しかも、上記のように「穴が有るか無いか」という物理的状態で決着が付く、非常に分かりやすい真実である。そして簡単だからこそ当方は繰り返し書いて、「これだけ簡単な事を明らかにせず進めるのですか?」という問題提起を行なっている。司法に届くかどうかは分からないが、まずは皆さんも見ておられるということは重要になる。
さて次回公判でどのようになるだろうか。

以上
[追記]
検察側の対応として上記以外に考えられるのが、「正式回答を求められているとは思っていない」という反応である。これはあり得ると思うが、佐藤氏は会見で次のように述べている。
<今日私がちょっと補充的に聞きましたように、あの写真に本人が掘った穴が写真上写ってたとすると、・・・>
公判で聞いたということで検察側にも当然写真の話は伝わっている。また公判前に検察側にこの件で事前説明に行ったということで、その時にも「弁護側が見ると写真に穴が写っていない」という話を出しているのは間違いないだろう。
それで検察側が「写ってるかどうか」を再確認してないようだったら、怠慢というしかない(実際は昨年段階で既に確認済みの可能性も高いだろう)。
また、佐藤氏が公判で検察側に正式見解提示を求めていれば一番手っ取り早いが、あいにく第16回はいつもの江川氏傍聴メモが出てきていないので、やりとりが全くわからないのが残念。(公判から2週間以上経つのでメモは今後も出ない可能性が高そうになってきた。江川氏は初公判から真犯人メールによる混乱期の数回を除き、コンスタントにメモを掲載して頂いていたので今回は出ないのも謎である。また、9/20コメントで「・・・常に積極的に質問されるはずの江川さんの声が今回はないので・・・」と書かれていたぺんてるさんの慧眼に改めて驚く)

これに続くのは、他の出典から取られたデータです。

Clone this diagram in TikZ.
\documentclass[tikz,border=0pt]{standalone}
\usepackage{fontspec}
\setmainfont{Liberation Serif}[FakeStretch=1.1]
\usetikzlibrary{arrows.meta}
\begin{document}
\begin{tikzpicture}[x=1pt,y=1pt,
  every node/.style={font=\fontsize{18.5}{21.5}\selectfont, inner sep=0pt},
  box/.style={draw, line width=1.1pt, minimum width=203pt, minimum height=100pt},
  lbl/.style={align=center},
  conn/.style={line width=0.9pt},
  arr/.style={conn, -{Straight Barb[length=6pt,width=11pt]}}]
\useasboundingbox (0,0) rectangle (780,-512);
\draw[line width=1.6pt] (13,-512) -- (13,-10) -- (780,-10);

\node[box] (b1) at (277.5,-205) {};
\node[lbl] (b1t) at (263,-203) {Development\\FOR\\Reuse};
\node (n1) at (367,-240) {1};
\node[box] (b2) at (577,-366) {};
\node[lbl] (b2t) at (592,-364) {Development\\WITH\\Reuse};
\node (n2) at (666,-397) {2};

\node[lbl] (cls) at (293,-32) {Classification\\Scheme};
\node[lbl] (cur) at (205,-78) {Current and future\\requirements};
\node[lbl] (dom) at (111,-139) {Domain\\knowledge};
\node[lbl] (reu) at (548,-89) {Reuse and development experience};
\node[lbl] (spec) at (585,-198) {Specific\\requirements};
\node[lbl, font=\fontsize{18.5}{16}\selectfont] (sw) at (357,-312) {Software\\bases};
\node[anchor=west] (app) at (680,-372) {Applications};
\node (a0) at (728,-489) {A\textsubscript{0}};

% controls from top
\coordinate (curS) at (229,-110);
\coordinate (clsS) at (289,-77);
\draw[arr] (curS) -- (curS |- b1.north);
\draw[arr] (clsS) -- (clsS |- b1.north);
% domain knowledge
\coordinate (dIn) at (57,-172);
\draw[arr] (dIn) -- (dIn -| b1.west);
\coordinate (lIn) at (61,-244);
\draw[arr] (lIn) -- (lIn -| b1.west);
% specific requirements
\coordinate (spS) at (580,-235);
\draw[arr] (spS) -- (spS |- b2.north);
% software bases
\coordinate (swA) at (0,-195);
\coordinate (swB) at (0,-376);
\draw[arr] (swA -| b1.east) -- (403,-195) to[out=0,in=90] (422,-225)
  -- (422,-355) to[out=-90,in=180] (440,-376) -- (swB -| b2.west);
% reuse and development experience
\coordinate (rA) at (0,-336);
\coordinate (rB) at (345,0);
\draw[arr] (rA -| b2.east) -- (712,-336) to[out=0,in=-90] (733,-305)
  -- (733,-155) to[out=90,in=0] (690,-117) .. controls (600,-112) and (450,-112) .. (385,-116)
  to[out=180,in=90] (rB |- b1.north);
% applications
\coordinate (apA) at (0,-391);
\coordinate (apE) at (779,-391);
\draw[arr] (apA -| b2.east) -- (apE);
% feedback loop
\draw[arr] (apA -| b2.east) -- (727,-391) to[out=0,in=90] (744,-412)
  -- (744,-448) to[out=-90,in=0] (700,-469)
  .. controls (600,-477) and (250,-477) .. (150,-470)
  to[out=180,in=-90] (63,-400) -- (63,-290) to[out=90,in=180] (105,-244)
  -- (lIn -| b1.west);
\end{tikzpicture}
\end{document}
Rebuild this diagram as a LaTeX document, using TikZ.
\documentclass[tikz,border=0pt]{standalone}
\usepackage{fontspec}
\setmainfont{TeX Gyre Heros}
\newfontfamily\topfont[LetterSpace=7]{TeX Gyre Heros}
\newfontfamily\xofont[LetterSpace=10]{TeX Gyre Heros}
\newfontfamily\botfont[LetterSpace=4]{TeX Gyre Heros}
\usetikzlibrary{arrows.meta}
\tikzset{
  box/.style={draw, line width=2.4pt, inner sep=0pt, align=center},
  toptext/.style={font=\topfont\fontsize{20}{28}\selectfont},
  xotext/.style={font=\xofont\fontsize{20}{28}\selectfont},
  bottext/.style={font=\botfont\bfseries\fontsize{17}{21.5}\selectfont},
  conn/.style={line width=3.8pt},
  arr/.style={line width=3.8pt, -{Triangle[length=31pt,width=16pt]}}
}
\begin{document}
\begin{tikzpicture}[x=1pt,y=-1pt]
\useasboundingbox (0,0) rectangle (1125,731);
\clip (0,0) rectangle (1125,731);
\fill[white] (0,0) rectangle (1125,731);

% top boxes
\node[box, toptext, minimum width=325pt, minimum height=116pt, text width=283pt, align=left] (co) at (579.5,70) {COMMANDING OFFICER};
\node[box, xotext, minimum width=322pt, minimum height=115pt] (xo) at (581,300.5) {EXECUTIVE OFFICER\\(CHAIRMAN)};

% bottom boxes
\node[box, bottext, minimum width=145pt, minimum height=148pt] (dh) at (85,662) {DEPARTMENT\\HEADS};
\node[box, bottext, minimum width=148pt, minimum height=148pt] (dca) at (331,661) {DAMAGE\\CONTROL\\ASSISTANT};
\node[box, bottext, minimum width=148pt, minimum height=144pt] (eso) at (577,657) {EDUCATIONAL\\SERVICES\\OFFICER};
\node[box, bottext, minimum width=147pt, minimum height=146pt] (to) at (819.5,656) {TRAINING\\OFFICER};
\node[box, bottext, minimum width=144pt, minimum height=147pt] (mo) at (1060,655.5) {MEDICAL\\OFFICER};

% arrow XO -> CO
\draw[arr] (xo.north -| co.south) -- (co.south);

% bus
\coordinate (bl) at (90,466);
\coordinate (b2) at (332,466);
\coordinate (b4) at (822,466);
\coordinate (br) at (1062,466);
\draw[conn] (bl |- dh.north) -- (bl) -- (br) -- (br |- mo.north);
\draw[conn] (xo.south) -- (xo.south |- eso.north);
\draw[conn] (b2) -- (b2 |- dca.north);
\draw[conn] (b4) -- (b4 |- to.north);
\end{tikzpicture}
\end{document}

なお、本文考察は偽証が判明した穴の位置以外の片山氏証言をベースにしているが、「穴は開いたままにした」という証言なども虚偽とすると、片山氏は本当に埋めた方法について新たな証言も出来るのかも知れない。例えば「10:51写真の前に既にUSBメモリを埋め終わって、入念にならしたので写真では見えないのだろう」という説明などである。
しかし、その場合は「穴は開いたままにした」という証言だけでなく、「雪の粒が写ったので、自らの『このへん』相当写真は使わずヤマレコの10月写真を使った」などの重要証言とも全く矛盾してくる。
結局「何故この期に及んでそのような偽証をするのか?」という理由解明が必須になるし、どこまでが偽証なのかという話になって、証言の信憑性について全体的に見直しが必要になるから、この場合も影響は大きい。